• **Written exercise**
Extract the full listing verbatim and drop any pictures from your copy.

[start]

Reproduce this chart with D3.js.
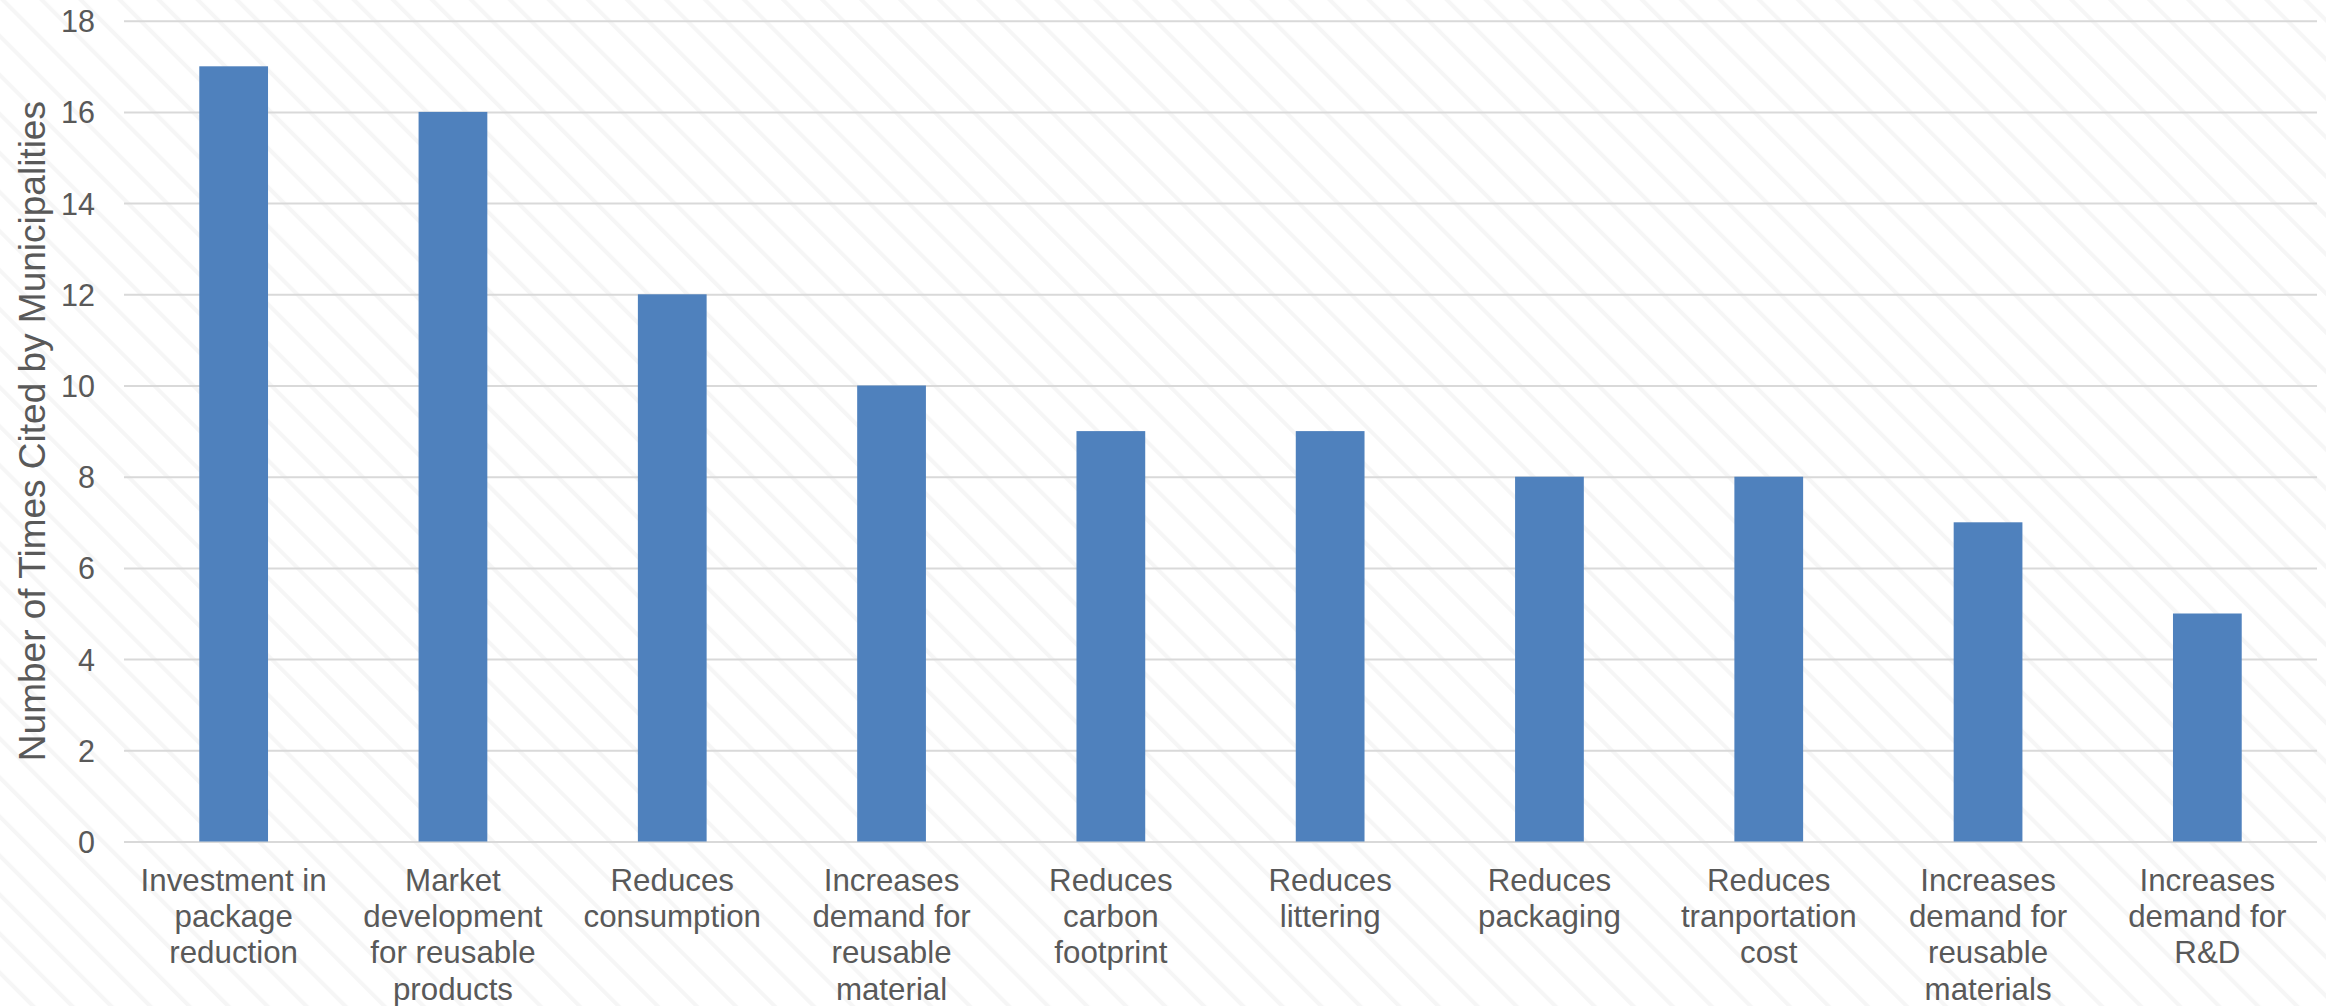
<!DOCTYPE html>
<html>
<head>
<meta charset="utf-8">
<script src="https://cdn.jsdelivr.net/npm/d3@7"></script>
<style>
  html, body { margin: 0; padding: 0; background: #ffffff; }
  svg { display: block; }
  text { font-family: "Liberation Sans", Arial, sans-serif; fill: #595959; }
</style>
</head>
<body>
<svg id="chart" width="2326" height="1006"></svg>
<script>
const categories = [
  "Investment in\npackage\nreduction",
  "Market\ndevelopment\nfor reusable\nproducts",
  "Reduces\nconsumption",
  "Increases\ndemand for\nreusable\nmaterial",
  "Reduces\ncarbon\nfootprint",
  "Reduces\nlittering",
  "Reduces\npackaging",
  "Reduces\ntranportation\ncost",
  "Increases\ndemand for\nreusable\nmaterials",
  "Increases\ndemand for\nR&D"
];
const values = [17, 16, 12, 10, 9, 9, 8, 8, 7, 5];
const yTicks = [0, 2, 4, 6, 8, 10, 12, 14, 16, 18];
const yTitle = "Number of Times Cited by Municipalities";

(function () {
const W = 2326, H = 1006;
const pLeft = 124, pRight = 2317, pTop = 20.7, pBottom = 841.5;

const svg = d3.select("#chart");

// background diagonal stripes
const defs = svg.append("defs");
const pat = defs.append("pattern")
  .attr("id", "stripes")
  .attr("patternUnits", "userSpaceOnUse")
  .attr("width", 27.6).attr("height", 27.6)
  .attr("patternTransform", "rotate(-45)");
pat.append("rect").attr("width", 27.6).attr("height", 27.6).attr("fill", "#ffffff");
pat.append("line").attr("x1", 2).attr("y1", 0).attr("x2", 2).attr("y2", 27.6)
  .attr("stroke", "#f6f6f6").attr("stroke-width", 4);
svg.append("rect").attr("width", W).attr("height", H).attr("fill", "url(#stripes)");

const x = d3.scaleBand().domain(categories).range([pLeft, pRight]).padding(0);
const y = d3.scaleLinear().domain([0, 18]).range([pBottom, pTop]);

// gridlines + y tick labels
const yAxis = svg.append("g")
  .attr("transform", `translate(${pLeft},0)`)
  .call(d3.axisLeft(y).tickValues(yTicks).tickSize(-(pRight - pLeft)).tickPadding(29).tickFormat(d3.format("d")));
yAxis.select(".domain").remove();
yAxis.selectAll(".tick line").attr("stroke", "#d9d9d9").attr("stroke-width", 2);
yAxis.selectAll(".tick text")
  .style("font-family", "'Liberation Sans', Arial, sans-serif")
  .style("font-size", "30.5px").attr("fill", "#595959").attr("dy", "0.36em");

// bars
const barW = x.bandwidth() / 3.19;
svg.append("g").selectAll("rect").data(values).join("rect")
  .attr("x", (d, i) => x(categories[i]) + x.bandwidth() / 2 - barW / 2)
  .attr("y", d => y(d))
  .attr("width", barW)
  .attr("height", d => y(0) - y(d))
  .attr("fill", "#4f81bd");

// x category labels
const lbl = svg.append("g").selectAll("text").data(categories).join("text")
  .attr("text-anchor", "middle")
  .style("font-size", "31.3px")
  .attr("transform", d => `translate(${x(d) + x.bandwidth() / 2},${pBottom + 49.2})`);
lbl.each(function(d) {
  const t = d3.select(this);
  d.split("\n").forEach((line, k) => {
    t.append("tspan").attr("x", 0).attr("y", k * 36.3).text(line);
  });
});

// y title
svg.append("text")
  .attr("text-anchor", "middle")
  .style("font-size", "37px")
  .attr("transform", `translate(45,${(pTop + pBottom) / 2}) rotate(-90)`)
  .text(yTitle);
})();
</script>
</body>
</html>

[end]

• **Problem solution**
Reproduce this chart with D3.js.
<!DOCTYPE html>
<html>
<head>
<meta charset="utf-8">
<script src="https://cdn.jsdelivr.net/npm/d3@7"></script>
<style>
  html, body { margin: 0; padding: 0; background: #ffffff; }
  svg { display: block; }
  text { font-family: "Liberation Sans", Arial, sans-serif; fill: #595959; }
</style>
</head>
<body>
<svg id="chart" width="2326" height="1006"></svg>
<script>
const categories = [
  "Investment in\npackage\nreduction",
  "Market\ndevelopment\nfor reusable\nproducts",
  "Reduces\nconsumption",
  "Increases\ndemand for\nreusable\nmaterial",
  "Reduces\ncarbon\nfootprint",
  "Reduces\nlittering",
  "Reduces\npackaging",
  "Reduces\ntranportation\ncost",
  "Increases\ndemand for\nreusable\nmaterials",
  "Increases\ndemand for\nR&D"
];
const values = [17, 16, 12, 10, 9, 9, 8, 8, 7, 5];
const yTicks = [0, 2, 4, 6, 8, 10, 12, 14, 16, 18];
const yTitle = "Number of Times Cited by Municipalities";

(function () {
const W = 2326, H = 1006;
const pLeft = 124, pRight = 2317, pTop = 20.7, pBottom = 841.5;

const svg = d3.select("#chart");

// background diagonal stripes
const defs = svg.append("defs");
const pat = defs.append("pattern")
  .attr("id", "stripes")
  .attr("patternUnits", "userSpaceOnUse")
  .attr("width", 27.6).attr("height", 27.6)
  .attr("patternTransform", "rotate(-45)");
pat.append("rect").attr("width", 27.6).attr("height", 27.6).attr("fill", "#ffffff");
pat.append("line").attr("x1", 2).attr("y1", 0).attr("x2", 2).attr("y2", 27.6)
  .attr("stroke", "#f6f6f6").attr("stroke-width", 4);
svg.append("rect").attr("width", W).attr("height", H).attr("fill", "url(#stripes)");

const x = d3.scaleBand().domain(categories).range([pLeft, pRight]).padding(0);
const y = d3.scaleLinear().domain([0, 18]).range([pBottom, pTop]);

// gridlines + y tick labels
const yAxis = svg.append("g")
  .attr("transform", `translate(${pLeft},0)`)
  .call(d3.axisLeft(y).tickValues(yTicks).tickSize(-(pRight - pLeft)).tickPadding(29).tickFormat(d3.format("d")));
yAxis.select(".domain").remove();
yAxis.selectAll(".tick line").attr("stroke", "#d9d9d9").attr("stroke-width", 2);
yAxis.selectAll(".tick text")
  .style("font-family", "'Liberation Sans', Arial, sans-serif")
  .style("font-size", "30.5px").attr("fill", "#595959").attr("dy", "0.36em");

// bars
const barW = x.bandwidth() / 3.19;
svg.append("g").selectAll("rect").data(values).join("rect")
  .attr("x", (d, i) => x(categories[i]) + x.bandwidth() / 2 - barW / 2)
  .attr("y", d => y(d))
  .attr("width", barW)
  .attr("height", d => y(0) - y(d))
  .attr("fill", "#4f81bd");

// x category labels
const lbl = svg.append("g").selectAll("text").data(categories).join("text")
  .attr("text-anchor", "middle")
  .style("font-size", "31.3px")
  .attr("transform", d => `translate(${x(d) + x.bandwidth() / 2},${pBottom + 49.2})`);
lbl.each(function(d) {
  const t = d3.select(this);
  d.split("\n").forEach((line, k) => {
    t.append("tspan").attr("x", 0).attr("y", k * 36.3).text(line);
  });
});

// y title
svg.append("text")
  .attr("text-anchor", "middle")
  .style("font-size", "37px")
  .attr("transform", `translate(45,${(pTop + pBottom) / 2}) rotate(-90)`)
  .text(yTitle);
})();
</script>
</body>
</html>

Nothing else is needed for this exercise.